Concussion is About Football — and About Faith
Posted on January 4, 2016 at 8:00 am
The New Yorker has a thoughtful essay by Ian Crouch about the spiritual and religious themes in Will Smith’s fact-based movie, “Concussion.” Smith plays real-life doctor Bennet Omalu, who insisted on pursuing the issue of head trauma in professional football and its long-term impact on players.
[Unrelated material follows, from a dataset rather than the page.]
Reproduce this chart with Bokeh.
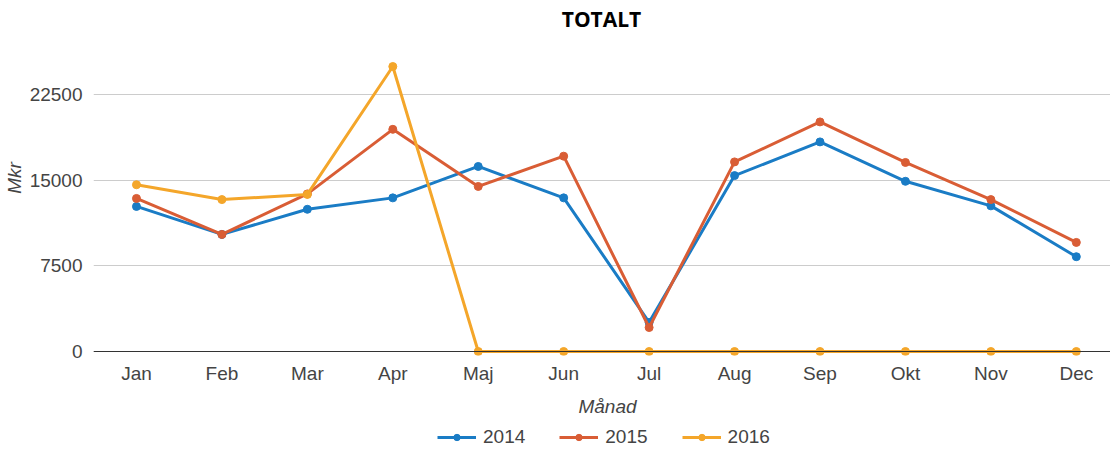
from bokeh.plotting import figure
from bokeh.models import Range1d, FixedTicker, Legend, LegendItem, Span, ColumnDataSource, Label
from bokeh.layouts import column
from bokeh.embed import file_html
from bokeh.resources import INLINE

months = ["Jan", "Feb", "Mar", "Apr", "Maj", "Jun", "Jul", "Aug", "Sep", "Okt", "Nov", "Dec"]
y2014 = [12700, 10250, 12450, 13450, 16200, 13450, 2550, 15400, 18350, 14900, 12750, 8300]
y2015 = [13400, 10250, 13800, 19450, 14450, 17100, 2100, 16600, 20100, 16550, 13300, 9550]
y2016 = [14600, 13300, 13750, 24950, 0, 0, 0, 0, 0, 0, 0, 0]
y_ticks = [0, 7500, 15000, 22500]
title_text = "TOTALT"
x_title = "Månad"
y_title = "Mkr"

series = [("2014", y2014, "#1a7cc5"), ("2015", y2015, "#d95d35"), ("2016", y2016, "#f4a62a")]

FONT = "Liberation Sans"
xs = list(range(len(months)))

FW, FH = 1017, 355
p = figure(frame_width=FW, frame_height=FH, output_backend="svg", toolbar_location=None,
           x_range=Range1d(-0.503, 11.40), y_range=Range1d(-350, 30730),
           min_border_left=85, min_border_right=0, min_border_top=0, min_border_bottom=40)
p.outline_line_color = None
p.background_fill_color = "white"
p.border_fill_color = "white"

# title drawn inside the (empty) top part of the frame
p.add_layout(Label(x=508, y=FH - 18, x_units="screen", y_units="screen", text=title_text,
                   text_align="center", text_baseline="middle", text_font="Open Sans",
                   text_font_style="bold", text_font_size="21px", text_color="#000000"))

for name, ys, col in series:
    src = ColumnDataSource(dict(x=xs, y=ys))
    p.line("x", "y", source=src, line_color=col, line_width=3)
    p.scatter("x", "y", source=src, size=8, fill_color=col, line_color=col)

p.add_layout(Span(location=0, dimension="width", line_color="#333333", line_width=1))

xa = p.xaxis[0]
xa.ticker = FixedTicker(ticks=xs)
xa.major_label_overrides = {i: m for i, m in enumerate(months)}
xa.axis_line_color = None
xa.major_tick_line_color = None
xa.minor_tick_line_color = None
xa.major_label_text_font = FONT
xa.major_label_text_font_size = "19px"
xa.major_label_text_color = "#444444"
xa.major_label_standoff = 1

ya = p.yaxis[0]
ya.ticker = FixedTicker(ticks=y_ticks)
ya.axis_line_color = None
ya.major_tick_line_color = None
ya.minor_tick_line_color = None
ya.major_label_text_font = FONT
ya.major_label_text_font_size = "19px"
ya.major_label_text_color = "#444444"
ya.major_label_standoff = 5
ya.axis_label = y_title
ya.axis_label_text_font = FONT
ya.axis_label_text_font_size = "19px"
ya.axis_label_text_font_style = "italic"
ya.axis_label_text_color = "#444444"
ya.axis_label_standoff = 2

p.xgrid.grid_line_color = None
p.ygrid.grid_line_color = "#cccccc"
p.ygrid.grid_line_width = 1

# bottom strip: x-axis title and legend (series drawn off-view, used only for the legend)
BH = 56
p2 = figure(frame_width=FW, frame_height=BH, output_backend="svg", toolbar_location=None,
            x_range=Range1d(0, 1), y_range=Range1d(1e6, 1e6 + 1),
            x_axis_location=None, y_axis_location=None,
            min_border_left=0, min_border_right=0, min_border_top=0, min_border_bottom=0)
p2.outline_line_color = None
p2.grid.visible = False
p2.add_layout(Label(x=514, y=BH - 11, x_units="screen", y_units="screen", text=x_title,
                    text_align="center", text_baseline="middle", text_font=FONT,
                    text_font_style="italic", text_font_size="19px", text_color="#444444"))

items = []
for name, ys, col in series:
    src = ColumnDataSource(dict(x=xs, y=ys))
    r1 = p2.line("x", "y", source=src, line_color=col, line_width=3)
    r2 = p2.scatter("x", "y", source=src, size=8, fill_color=col, line_color=col)
    items.append(LegendItem(label=name, renderers=[r1, r2]))

legend = Legend(items=items, orientation="horizontal", location=(437, 3),
                label_text_font=FONT, label_text_font_size="19px", label_text_color="#444444",
                glyph_width=39, glyph_height=16, label_height=16, label_standoff=7, spacing=34,
                border_line_color=None, background_fill_alpha=0, padding=0, margin=0)
p2.add_layout(legend, "center")

open("out.html", "w").write(file_html(column(p, p2, spacing=0), INLINE))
he movie’s moral arguments are framed less as matters of medicine than of religious faith. It’s not a sports movie, or a medical thriller, so much as a Christian homily….Omalu is a kind of prophet, an outsider who can see a truth that those around him, blinded by their own cultural prejudices, cannot, and who is punished and shunned for spreading a gospel that those in power do not want to hear. This makes for a heavy-handed, often treacly movie: Will Smith’s version of Omalu is as the lone principled man in a world marred by compromise—and saints, even when they are martyrs, are boring protagonists. But as a polemic, this evangelical argument is interesting and novel, suggesting that football’s dangers are not merely physical, but spiritual as well. This might be the movie’s most subversive message: not that the N.F.L. stood in the way of scientific research about the health of its players but that it occupies a false place within the religious and patriotic beliefs of so many of its fans, whose Sabbath routines are timed perfectly so that Sunday service ends just in time for kickoff.